Let’s try getting back in the swing of posting again, shall we? Thanks to those who have stuck around through the ups and downs of my posting frequency 😉
I’m actually really excited to see everyone’s post for today’s topic, because it’s been a bit of a hard one for me to mull over and I’m keen to see what other people find unique about certain books.
1. The Illuminae Files – Amie Kaufman & Jay Kristoff
I know I go on about these a lot, but their unique format was originally what put me off picking up this series despite constantly seeing it on people’s blogs or bookstagram feeds. Believe me when I say that if I can wrap my head around the format of the book, so can you, and it’s well worth the ride!
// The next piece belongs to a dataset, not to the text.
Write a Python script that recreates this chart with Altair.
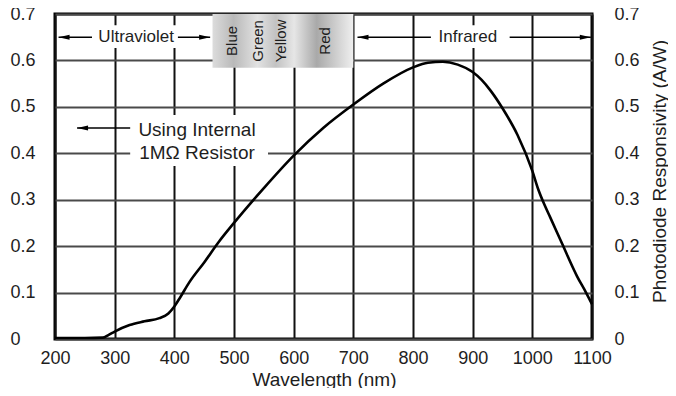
import altair as alt
import pandas as pd

# ---- data ----
wavelength = [200, 250, 280, 290, 300, 325, 350, 375, 390, 400, 410, 425, 450, 475,
              500, 550, 600, 650, 700, 750, 800, 825, 850, 875, 900, 915, 930, 950,
              975, 1000, 1010, 1020, 1030, 1050, 1075, 1090, 1100]
responsivity = [0.002, 0.002, 0.003, 0.009, 0.016, 0.030, 0.038, 0.045, 0.055, 0.070,
                0.090, 0.122, 0.165, 0.210, 0.250, 0.325, 0.395, 0.455, 0.505, 0.550,
                0.585, 0.595, 0.597, 0.591, 0.575, 0.558, 0.535, 0.497,
                0.440, 0.362, 0.322, 0.290, 0.262, 0.205, 0.135, 0.100, 0.075]

x_ticks = [200, 300, 400, 500, 600, 700, 800, 900, 1000, 1100]
y_ticks = [0, 0.1, 0.2, 0.3, 0.4, 0.5, 0.6, 0.7]

# visible-spectrum box
box_from, box_to, box_bottom, box_top = [464], [700], [0.584], [0.7]
color_names = ["Blue", "Green", "Yellow", "Red"]
color_wl = [497, 540, 579, 652]
color_v = [0.642, 0.642, 0.642, 0.642]

# band labels
band_names = ["Ultraviolet", "Infrared"]
band_wl = [336, 892]
band_v = [0.650, 0.650]
band_bg_from = [267, 833]
band_bg_to = [404, 950]
band_bg_low = [0.627, 0.627]
band_bg_high = [0.676, 0.676]

# arrows: line segments and heads
arrow_line_from = [206, 406, 707, 962, 237]
arrow_line_to = [262, 460, 830, 1098, 326]
arrow_line_v = [0.650, 0.650, 0.650, 0.650, 0.4545]
left_head_wl = [206, 707, 237]
left_head_v = [0.650, 0.650, 0.4545]
right_head_wl = [460, 1098]
right_head_v = [0.650, 0.650]

# note
note_lines = ["Using Internal", "1M\u03a9 Resistor"]
note_wl = [438, 438]
note_v = [0.450, 0.400]
note_bg = dict(x1=[326], x2=[557], y1=[0.3726], y2=[0.4825])

FONT = "Liberation Sans"
TXT = "#1e1e1e"

xscale = alt.Scale(domain=[200, 1100], nice=False, zero=False)
yscale = alt.Scale(domain=[0, 0.7], nice=False, zero=False)
xaxis = alt.Axis(values=x_ticks, format="d", grid=True, gridColor="#111111", gridWidth=2,
                 gridOpacity=1, ticks=False, domain=False, labelPadding=10, labelFontSize=18,
                 labelFont=FONT, labelColor=TXT, labelFlush=False, labelOverlap=False,
                 title="Wavelength (nm)", titleFontSize=19, titleFont=FONT, titleColor=TXT,
                 titleFontWeight="normal", titleX=269, titleY=40, titleBaseline="middle",
                 titleAlign="center")
yaxis_left = alt.Axis(orient="left", values=y_ticks, format=".1~f", grid=True,
                      gridColor="#4a4a4a", gridWidth=2, gridOpacity=1, ticks=False,
                      domain=False, labelAlign="left", labelPadding=45, labelFontSize=18,
                      labelFont=FONT, labelColor=TXT, labelFlush=False, labelOverlap=False,
                      labelBaseline="middle", title=None)
yaxis_right = alt.Axis(orient="right", values=y_ticks, format=".1~f", grid=False,
                       ticks=False, domain=False, labelAlign="left", labelPadding=22,
                       labelFontSize=18, labelFont=FONT, labelColor=TXT, labelFlush=False,
                       labelOverlap=False, labelBaseline="middle",
                       title="Photodiode Responsivity (A/W)", titleFontSize=19,
                       titleFont=FONT, titleColor=TXT, titleFontWeight="normal",
                       titleAngle=270, titleX=67, titleY=157, titleAlign="center",
                       titleBaseline="middle")

curve_df = pd.DataFrame({"wl": wavelength, "v": responsivity})
curve = alt.Chart(curve_df).mark_line(color="black", strokeWidth=2.6,
                                      interpolate="monotone").encode(
    x=alt.X("wl:Q", scale=xscale, axis=xaxis),
    y=alt.Y("v:Q", scale=yscale, axis=yaxis_left),
)

box_df = pd.DataFrame({"a": box_from, "b": box_to, "lo": box_bottom, "hi": box_top})
grad = alt.Gradient(gradient="linear", x1=0, x2=1, y1=0, y2=0, stops=[
    alt.GradientStop(color="#dcdcdc", offset=0),
    alt.GradientStop(color="#b9b9b9", offset=0.15),
    alt.GradientStop(color="#e2e2e2", offset=0.32),
    alt.GradientStop(color="#c2c2c2", offset=0.45),
    alt.GradientStop(color="#e6e6e6", offset=0.58),
    alt.GradientStop(color="#a9a9a9", offset=0.74),
    alt.GradientStop(color="#cfcfcf", offset=0.88),
    alt.GradientStop(color="#efefef", offset=1),
])
box = alt.Chart(box_df).mark_rect(fill=grad, strokeWidth=0).encode(
    x=alt.X("a:Q", scale=xscale, axis=xaxis), x2="b:Q",
    y=alt.Y("lo:Q", scale=yscale, axis=yaxis_right), y2="hi:Q",
)

colors_df = pd.DataFrame({"name": color_names, "wl": color_wl, "v": color_v})
color_text = alt.Chart(colors_df).mark_text(angle=270, align="center", baseline="middle",
                                            font=FONT, fontSize=15, color=TXT).encode(
    x=alt.X("wl:Q", scale=xscale, axis=xaxis),
    y=alt.Y("v:Q", scale=yscale, axis=None),
    text="name:N",
)

band_bg_df = pd.DataFrame({"a": band_bg_from, "b": band_bg_to, "lo": band_bg_low,
                           "hi": band_bg_high})
band_bg = alt.Chart(band_bg_df).mark_rect(fill="white", strokeWidth=0).encode(
    x=alt.X("a:Q", scale=xscale, axis=xaxis), x2="b:Q",
    y=alt.Y("lo:Q", scale=yscale, axis=None), y2="hi:Q",
)
note_bg_df = pd.DataFrame({"a": note_bg["x1"], "b": note_bg["x2"], "lo": note_bg["y1"],
                           "hi": note_bg["y2"]})
note_bgr = alt.Chart(note_bg_df).mark_rect(fill="white", strokeWidth=0).encode(
    x=alt.X("a:Q", scale=xscale, axis=xaxis), x2="b:Q",
    y=alt.Y("lo:Q", scale=yscale, axis=None), y2="hi:Q",
)

arrow_df = pd.DataFrame({"a": arrow_line_from, "b": arrow_line_to, "v": arrow_line_v})
arrow_lines = alt.Chart(arrow_df).mark_rule(color="black", strokeWidth=1.6).encode(
    x=alt.X("a:Q", scale=xscale, axis=xaxis), x2="b:Q",
    y=alt.Y("v:Q", scale=yscale, axis=None),
)
lh_df = pd.DataFrame({"wl": left_head_wl, "v": left_head_v})
left_heads = alt.Chart(lh_df).mark_point(shape="M 0 0 L 2 -0.45 L 2 0.45 Z", filled=True,
                                         size=121, color="black", opacity=1,
                                         strokeWidth=0).encode(
    x=alt.X("wl:Q", scale=xscale, axis=xaxis),
    y=alt.Y("v:Q", scale=yscale, axis=None),
)
rh_df = pd.DataFrame({"wl": right_head_wl, "v": right_head_v})
right_heads = alt.Chart(rh_df).mark_point(shape="M 0 0 L -2 -0.45 L -2 0.45 Z", filled=True,
                                          size=121, color="black", opacity=1,
                                          strokeWidth=0).encode(
    x=alt.X("wl:Q", scale=xscale, axis=xaxis),
    y=alt.Y("v:Q", scale=yscale, axis=None),
)

band_df = pd.DataFrame({"name": band_names, "wl": band_wl, "v": band_v})
band_text = alt.Chart(band_df).mark_text(align="center", baseline="middle", font=FONT,
                                         fontSize=17, color=TXT).encode(
    x=alt.X("wl:Q", scale=xscale, axis=xaxis),
    y=alt.Y("v:Q", scale=yscale, axis=None),
    text="name:N",
)
note_df = pd.DataFrame({"t": note_lines, "wl": note_wl, "v": note_v})
note_text = alt.Chart(note_df).mark_text(align="center", baseline="middle", font=FONT,
                                         fontSize=19, color=TXT).encode(
    x=alt.X("wl:Q", scale=xscale, axis=xaxis),
    y=alt.Y("v:Q", scale=yscale, axis=None),
    text="t:N",
)

chart = alt.layer(
    curve, band_bg, note_bgr, arrow_lines, left_heads, right_heads, box, color_text,
    band_text, note_text,
).resolve_axis(y="independent").properties(
    width=537, height=325,
    padding={"left": 47, "top": 6, "right": 76, "bottom": 49},
    autosize=alt.AutoSizeParams(type="none"),
    background="white",
).configure_view(stroke="black", strokeWidth=3)

chart.save("out.html", embed_options={"renderer": "svg", "actions": False})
2. Eleanor Oliphant is Completely Fine – Gail Honeyman
I am desperately trying to put my finger on WHY this book stood out to me as one-of-a-kind, and it might be genuinely impossible for me to figure out. What I do know if that when I closed the cover on the last chapter, I felt like it was the kind of book you don’t get to experience every day, and that the story within was at once universal and wholly individual. I’d recommend reading it, you might disagree with me on it’s uniqueness but I think you’ll find something you like about it anyway.
3. The Poet X – Elizabeth Acevedo
It took me a little bit to get in to the rhythm of this book, as it’s written entirely in poems by the main character, but still threads a full chronological narrative together. As it progressed though, I fell in love with the writing and the format, and I’m still impressed by Acevedo’s unique ability to write a book of poems that left no gaps in story or characterisation.